When I decide to do something, I like doing it well. Especially when it comes to activities and projects that are important to me, I want to feel like I’m really accomplishing something when I set myself to it. And I want my passion and my attention to detail to show in the results of my work, no matter how many people – or how few – will ever see or experience those results. The truth is, I can be a bit of a perfectionist sometimes.
This has its upsides, of course, but there’s a price as well. Sometimes I’ll catch myself holding back on something new even when I’d really like to join in, afraid of being less than perfect at it, or maybe fearful that I’ll be judged harshly, either by others or – probably more likely – by my own overwhelmingly tough inner critic.
Other times, I’ll keep a project simmering so long that it loses all sense of purpose and direction, stagnating on the back burner when it might have been done ages ago. At the office, this can take the shape of a project I don’t want to let go of because I think I can make it just a little bit better before anyone else sees it. In other areas of my life, it might take the form of a bunch of new music I’ve written that I can’t quite bring myself to start sharing with others because I’m still tweaking an accompaniment, reworking a song’s bridge for the hundredth time, or just questioning whether any of what I’ve written was ever any good to begin with.
All of this takes its toll, mentally, emotionally, and spiritually. When projects and ideas languish over weeks, months, or even years, they’re never entirely absent from our minds. They’re always in there someplace, tugging at our subconscious, popping up at random moments to remind us of all the things in our lives left undone and all the things left incomplete.
Even worse, I suspect, are the missed opportunities for meaningful connection with other people – those times when we hold back in our relationships because we’re not sure that what we have to offer – or who we are – is really good enough. How many friendships do we lose out on this way? How many opportunities to be of service do we miss? How much potential happiness – for ourselves and for others – do we forgo when we let fear stop us in our tracks?
Not long ago, someone suggested I try “giving everything its due.” At first, the perfectionist in me heard this to mean that you have to give your all-out effort to everything you do, one hundred percent of the time. But there’s another side to it, too, which was only clear after some reflection.
The fact is that we’re constantly making decisions in our lives about how and where to focus our attention, how to spend our time, how to rank the importance of the thousand-and-one things that always seem to need doing. We live in a fast-moving world that often feels like it’s speeding up all the time, and distractions are ubiquitous.
When the day is done, I do think that our own intention and focus really make a difference. And I believe that our own excitement and commitment to the work we do can be contagious, getting others excited too and fostering healthy creative collaborations and mutual respect.
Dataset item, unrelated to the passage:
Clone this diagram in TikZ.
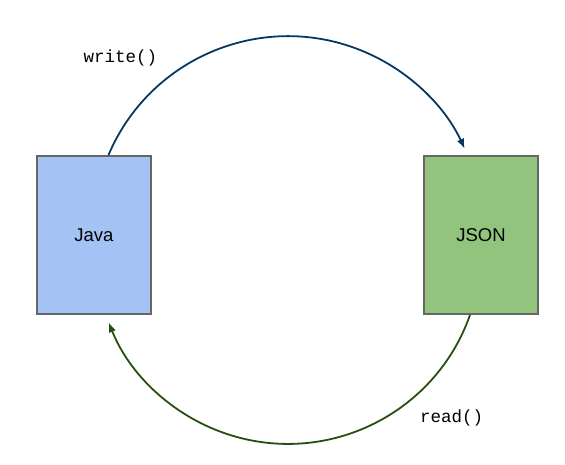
\documentclass[tikz,border=0pt]{standalone}
\usepackage{fontspec}
\setmainfont{Liberation Sans}
\setmonofont{Liberation Mono}
\usetikzlibrary{arrows.meta,calc}
\definecolor{javafill}{HTML}{A4C2F4}
\definecolor{jsonfill}{HTML}{93C47D}
\definecolor{boxline}{HTML}{666666}
\definecolor{writecol}{HTML}{073763}
\definecolor{readcol}{HTML}{274E13}
\tikzset{
  databox/.style={draw=boxline, line width=2pt, minimum width=114pt, minimum height=158pt, inner sep=0pt, font=\fontsize{18.5}{21}\selectfont},
  flow/.style={line width=1.8pt, -{Latex[length=10pt,width=7.5pt]}},
  fnlabel/.style={font=\ttfamily\fontsize{17.5}{20}\selectfont, inner sep=0pt}
}
\begin{document}
\begin{tikzpicture}[x=1pt,y=1pt]
\useasboundingbox (0,0) rectangle (565,465);
\node[databox, fill=javafill] (java) at (94,230) {Java};
\node[databox, fill=jsonfill] (json) at (481,230) {JSON};
\draw[flow, writecol] ($(java.north)+(14.5,0)$) arc[start angle=157, end angle=25, radius=195pt];
\draw[flow, readcol] ($(json.south)+(-11,0)$) arc[start angle=-19.4, end angle=-158.3, radius=193pt];
\node[fnlabel] (wlabel) at (120.5,407.5) {write()};
\node[fnlabel] (rlabel) at (451.7,47.5) {read()};
\end{tikzpicture}
\end{document}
But we need to be willing to accept that “giving everything its due” also means knowing what doesn’t need doing, or what perhaps needs doing but doesn’t actually need to be “perfect” after all.
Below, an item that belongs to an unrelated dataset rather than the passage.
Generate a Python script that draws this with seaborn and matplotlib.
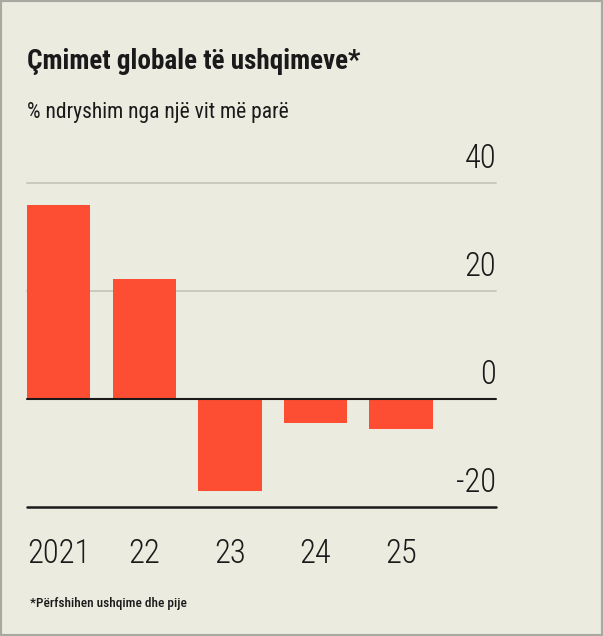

For a lot of us, this is a hard lesson to learn. We set such high standards for ourselves, then think that our value is in all that we accomplish. I know that for me, personally, I’ve got an awful lot of my pride and sense of self-worth tied up in the fruits of my labors. A part of me is always conscious of the short stretch of time we ultimately have in this life, and I want to make as good a showing as possible while I’m here.
But life is full of difficult choices, and we can’t let our perfectionism keep us from getting started or, once started, from moving forward on a chosen path. Just as we sometimes have to set out on a journey before we know where the path leads, sometimes maybe the best option when approaching a seemingly insurmountable obstacle is to choose the path of imperfection.
It doesn’t have to mean doing things sloppily or with any kind of indifference. On the contrary, maybe the practice of imperfection, rightly understood, can require just as much care as perfectionism. Often, in our perfectionism, we get swept up in our need to get everything just right. Imperfection, practiced mindfully, might offer one kind of antidote to that obsessive approach that can seem to make us prisoners of the work we do rather than its free and independent practitioners.
Imperfection, in this view, might offer us a kind of permission – permission to blunder ahead before we have all the answers and before we fully know the way, without worrying too much what we might look like to others, or to our own inner critics. Practicing imperfection, then, gets us back to that important concept of beginner’s mind.
If we can learn to practice imperfection judiciously in our lives – embracing our weaknesses together with our strengths – we might even find undiscovered resources of time, energy, and creativity we didn’t know we had. If we can release ourselves from just a bit of the constant pressure we so often put ourselves under, letting it go along with our relentless need to be perfect, maybe then we can start actually giving everything its due – and living more balanced, graceful lives in the process.